Inner Security (Mind Shift #3): From status to relatedness
How pulling rank is losing its weight
This essay is the final one in a four-part series; it continues from the previous installment: Inner Security Mind Shift #2: From Power to Resilience. If you are enjoying reading my writing, please support me to continue this offering by becoming a paying subscriber today.
In addition to money and power, status is another thing that we traditionally use to anchor our sense of security in the world. The process of social ranking and maneuvering for rank-based advantage is most likely operating — at least in the background — of any group setting. Whether we are aware of it or not, as social creatures, we are constantly posturing and positioning.
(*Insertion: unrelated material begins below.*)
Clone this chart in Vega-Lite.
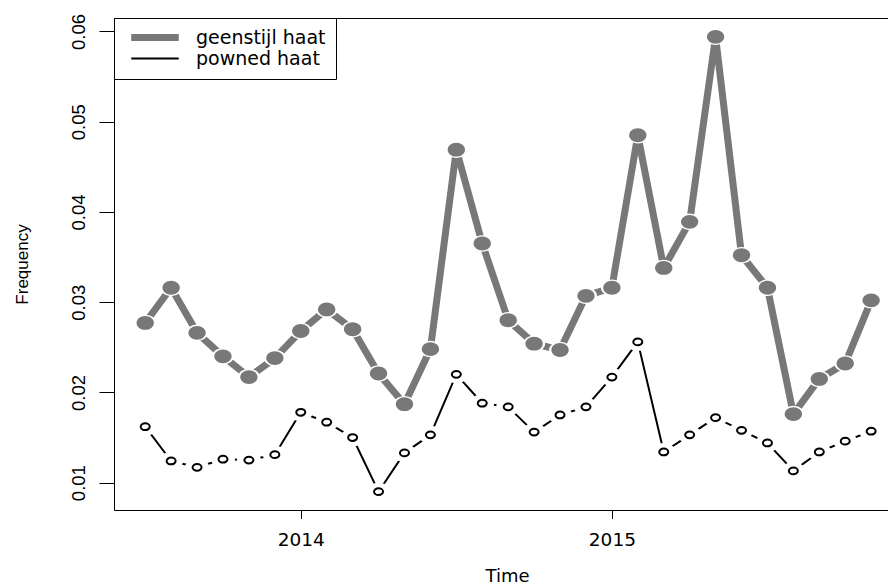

As soon as we walk into a room full of people, or enter an online space where there’s a group configuration, the first thing that we do is look around, scan our environment and assess the situation. We check to see who is familiar and who is unknown. We gauge who might be a potential friend versus a potential foe. We note who the leader or the teacher or the “alpha” member of the group is. We know intuitively which group members are higher status and which ones are lower status.
Status is our systemic way of comparing ourselves to those around us, and it is the natural way we humans tend to position, rank, file, and organize ourselves, relationally speaking. It is social standing. Our status is always relative to a group, or collective field. The status we have as an individual within a group can be tied to things like money or power but it can also be based on things like role, seniority, gender or ethnicity.
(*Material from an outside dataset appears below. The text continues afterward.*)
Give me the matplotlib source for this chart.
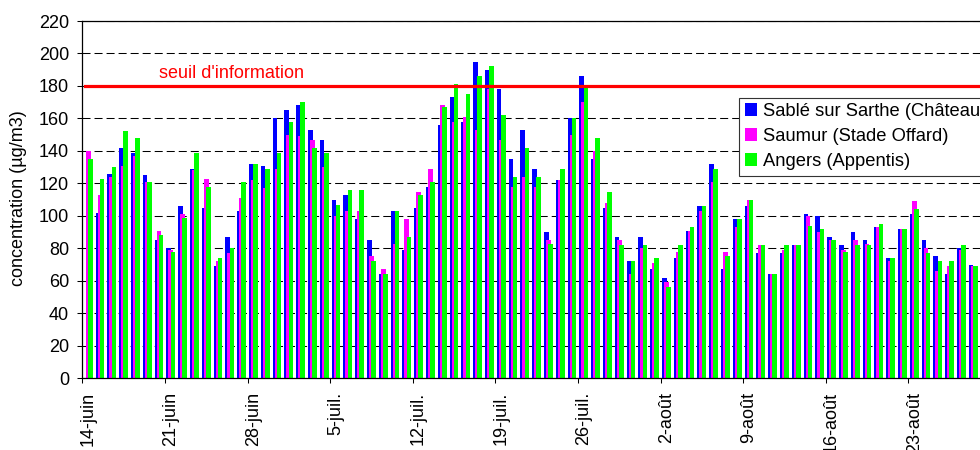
import numpy as np
import matplotlib
matplotlib.use("Agg")
import matplotlib.pyplot as plt

plt.rcParams["font.family"] = ["Liberation Sans", "DejaVu Sans"]

# daily values from 14-juin (day 0) onwards, µg/m3
sable = [np.nan, 102, 126, 142, 139, 125, 85, 80, 106, 129, 105, 69, 87, 103,
         132, 131, 160, 165, 168, 153, 147, 110, 113, 98, 85, 64, 103, 79,
         105, 118, 156, 173, 158, 195, 190, 178, 135, 153, 129, 90, 122, 160,
         186, 135, 105, 87, 72, 87, 67, 62, 74, 91, 106, 132, 67, 98, 106,
         77, 64, 77, 82, 101, 100, 87, 82, 90, 85, 93, 74, 92, 101, 85, 75,
         64, 80, 70, 72]
saumur = [140, 113, 124, 131, 137, 121, 91, 79, 101, 128, 123, 72, 77, 111,
          122, 117, 129, 150, 149, 147, 130, 100, 103, 103, 75, 67, 83, 98,
          115, 129, 168, 158, 161, 153, 178, 147, 118, 124, 118, 85, 122, 150,
          170, 140, 108, 85, 64, 80, 71, 59, 78, 91, 103, 121, 78, 93, 110,
          82, 64, 79, 82, 100, 90, 85, 79, 85, 83, 93, 72, 92, 109, 80, 66,
          69, 79, 69, 70]
angers = [135, 123, 130, 152, 148, 121, 88, 78, 99, 139, 118, 74, 80, 121,
          132, 129, 139, 158, 170, 142, 139, 107, 116, 116, 72, 64, 103, 87,
          113, 121, 167, 181, 175, 186, 192, 162, 124, 142, 124, 83, 129, 160,
          180, 148, 115, 82, 72, 82, 74, 56, 82, 93, 106, 129, 75, 98, 110,
          82, 64, 82, 82, 94, 92, 85, 78, 82, 82, 95, 74, 92, 104, 77, 72,
          72, 82, 69, 70]

series_names = ["Sablé sur Sarthe (Château)", "Saumur (Stade Offard)",
                "Angers (Appentis)"]
series_colors = ["#0000FF", "#FF00FF", "#00FF00"]

week_labels = ["14-juin", "21-juin", "28-juin", "5-juil.", "12-juil.",
               "19-juil.", "26-juil.", "2-août", "9-août", "16-août", "23-août"]

seuil = 180

W, H = 980, 450
px_day = 11.8
n_days = 79

fig = plt.figure(figsize=(W / 100, H / 100), dpi=100)
ax = fig.add_axes([82.3 / W, 1 - 378.3 / H, n_days * px_day / W, (378.3 - 21) / H])

days = np.arange(len(sable))
bar_w = 0.40
step = 0.18
left = 0.12
for k, (vals, name, col) in enumerate(zip([sable, saumur, angers], series_names, series_colors)):
    ax.bar(days + left + k * step, vals, width=bar_w, align="edge",
           color=col, linewidth=0, label=name, zorder=2 + k * 0.1)

ax.axhline(seuil, xmin=0.003, color="#FF0000", lw=2.3, zorder=4)
ax.text(6.5, 185, "seuil d'information", color="#FF0000", fontsize=13,
        ha="left", va="baseline", zorder=4)

ax.set_xlim(0, n_days)
ax.set_ylim(0, 220)
ax.set_yticks(np.arange(0, 221, 20))

week_pos = np.arange(len(week_labels)) * 7
ax.set_xticks(week_pos, labels=[""] * len(week_pos))
ax.set_xticks(week_pos + 0.5, labels=week_labels, minor=True, rotation=90)

ax.tick_params(axis="both", which="major", direction="out", length=3.6,
               width=0.75, labelsize=13, color="black")
ax.tick_params(axis="y", pad=6)
ax.tick_params(axis="x", which="minor", length=0, pad=10, labelsize=13)

ax.yaxis.grid(True, linestyle=(0, (7.7, 3.85)), color="black", lw=0.75)
ax.set_axisbelow(True)

for side in ["left", "bottom", "top"]:
    ax.spines[side].set_linewidth(0.9)
    ax.spines[side].set_color("black")
ax.spines["right"].set_visible(False)

fig.text(18.5 / W, 1 - 198 / H, "concentration (µg/m3)", rotation=90,
         ha="center", va="center", fontsize=13)

leg = ax.legend(loc="upper left", bbox_to_anchor=(739.3 / W, 1 - 97.7 / H),
                bbox_transform=fig.transFigure, fontsize=13.2, frameon=True,
                fancybox=False, borderaxespad=0, borderpad=0.3,
                labelspacing=0.44, handlelength=0.67, handleheight=0.72,
                handletextpad=0.33)
leg.get_frame().set_edgecolor("#333333")
leg.get_frame().set_linewidth(0.8)
leg.get_frame().set_alpha(1)

fig.savefig("out.png", dpi=100)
What underlies status seeking behavior (and along with that, awareness and vigilance around positioning) is the basic assumption of hierarchy. It is rooted in the idea that some people are better, or more valuable, or somehow more important than other people. Some people simply matter more than others; that’s what status says. It’s critical to grasp that layout of high-status and low-status individuals to know how to navigate. The rules of the road tell us to prioritize the needs and preferences of high- status people and sacrifice those of low-status people.
It’s not hard to imagine how we might pin our sense of security to status. Naturally, we expect that those who enjoy a higher rank or higher regard can (theoretically) command more resources or have greater control over outcomes than others without the same level of status. Some people are born with advantages in the status game. We might call this inborn advantage, our privilege. If we were born with a winning lottery ticket for certain characteristics that happen to be associated with high status, then we’re already ahead of the pack, through no merit of our own. It seems unfair, but is it insecure? It seems like if we source our security from status, we can pretty much count on it, if we’re born with a lot of the things that determine it.
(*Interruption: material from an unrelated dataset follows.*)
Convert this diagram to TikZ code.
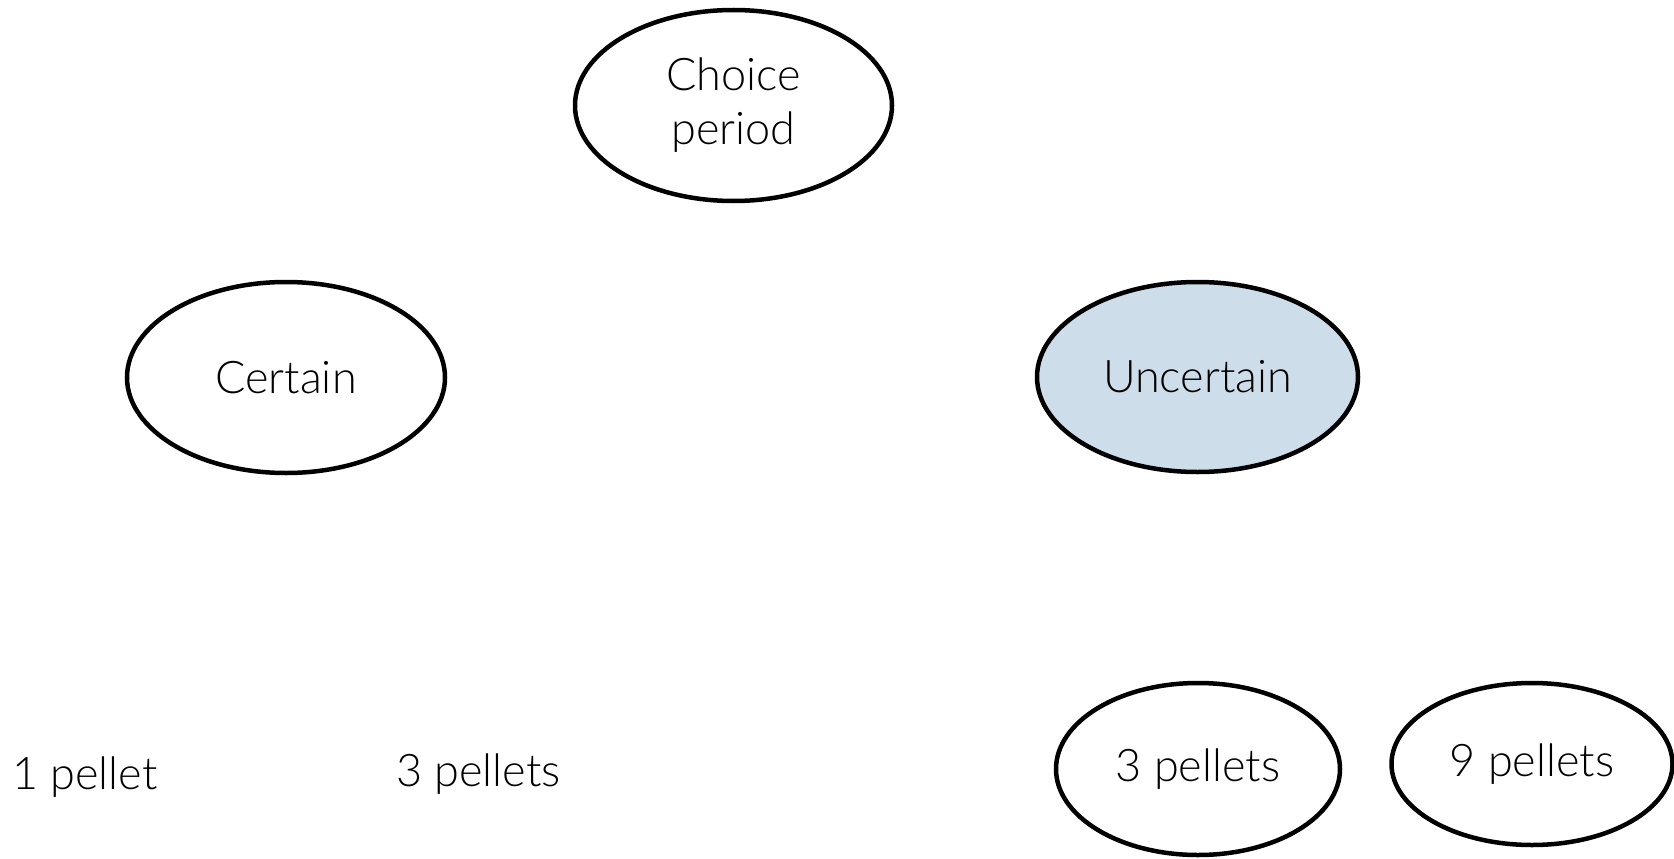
\documentclass[tikz,border=0pt]{standalone}
\usepackage{fontspec}
\setmainfont{Lato}[UprightFont={* Light}]
\usetikzlibrary{shapes.geometric}
\definecolor{ufill}{RGB}{206,221,234}
\tikzset{
  oval/.style={ellipse, draw=black, line width=4.5pt, inner sep=0pt, align=center,
    font=\fontsize{45}{54}\selectfont},
  plain/.style={inner sep=0pt, font=\fontsize{45}{54}\selectfont}
}
\begin{document}
\begin{tikzpicture}[x=1pt,y=-1pt]
\useasboundingbox (0,0) rectangle (1674,859);
\node[oval, minimum width=317pt, minimum height=191pt] (choice) at (733.5,105.5) {Choice\\period};
\node[oval, minimum width=318pt, minimum height=191pt] (certain) at (286,377.5) {Certain};
\node[oval, fill=ufill, minimum width=321pt, minimum height=190pt] (uncertain) at (1197.5,377) {Uncertain};
\node[oval, minimum width=284pt, minimum height=172pt] (threeu) at (1198,769) {3 pellets};
\node[oval, minimum width=281pt, minimum height=162pt] (nine) at (1532,764) {9 pellets};
\node[plain, anchor=base west] (one) at (12,789) {1 pellet};
\node[plain, anchor=base west] (threec) at (396,786) {3 pellets};
\end{tikzpicture}
\end{document}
That is, assuming of course that the rules of the game don’t change…
The world is so volatile and uncertain now. Any marker of status that puts us into an advantaged category can easily be flipped and put us into a disadvantaged class instead. Imagine for example, that you come from a long line of wealthy landowners that has made its fortune from cotton farming for many generations. That has status advantages, until it doesn’t. One day the government comes along and prohibits slavery, taking away your main source of labor, and then even decides to levy an additional tax, for the privilege of being able to own land and property.
We can see that status is not a reliable source of security. So then what is the inner-sourced version of status? When I first wrote about this third pillar of inner security, I referenced it as being relationships. But I have since realized that that is not quite right either. Now I see it not as relationships, but as relatedness. If we have a strong sense of relatedness, we will tend to have better, stronger relationships. But relationships are still the outer manifestation of the inner quality.
If we assume equality as our fundamental operating principle rather than hierarchy, then the idea of status instantly evaporates into irrelevance. What remains to connect us in the web of interdependence is relatedness. In other words, there is a return to the recognition of self in the other, of other in the self. I am another you. You are another me. The spiritual realization of Oneness, played out between human and human in the way we engage and exchange with each other.
Relatedness is what greases the wheels of the new economy. It helps us by unsticking the scarcity-induced tendency to calculate and withhold from neighbors, or to conquer and extract from customers and suppliers. As residents of the same global Earth village and members of the same human family, we look after each other and we are looked after by each other.
Many of us buy insurance plans from soulless corporations that gladly take our premium payments, and then do everything they can do to avoid paying up when we call them up in our crisis moment. What if instead, we bought social insurance instead? In other words, relatedness reminds us to make deposits into the revolving account of our local community, so when we’re doing well we help others, and we generate the goodwill within that community, to care for us when we’re the ones who are down and out.
To create healthier exchanges in the new economy, we need to tend to the way we connect and relate with each other as human beings. Remembering relatedness is what gives the process of exchange its generatively. It allows us to share resources and experience more abundance, as we make the act of exchange into a sacred act of creation. Inner security is sourced from this essential truth: that when we are rooted in relatedness, one cannot succeed without the accompanying desire to support those with less, and one cannot fall down without feeling held by community.
Outsourcing security to money, power, and status leaves us feeling insecure, because we are counting on idols that are never a sure thing. Ultimately, inner security comes from recognizing what is here already. We don’t need to rely on the false promises of money, when we remember that we are full of untapped resource. We don’t need to strive for power over others, when we remember that resilience equips us to weather anything. We don’t need to count on status to ensure our future, when we remember that relatedness keeps us safe within the web of humanity.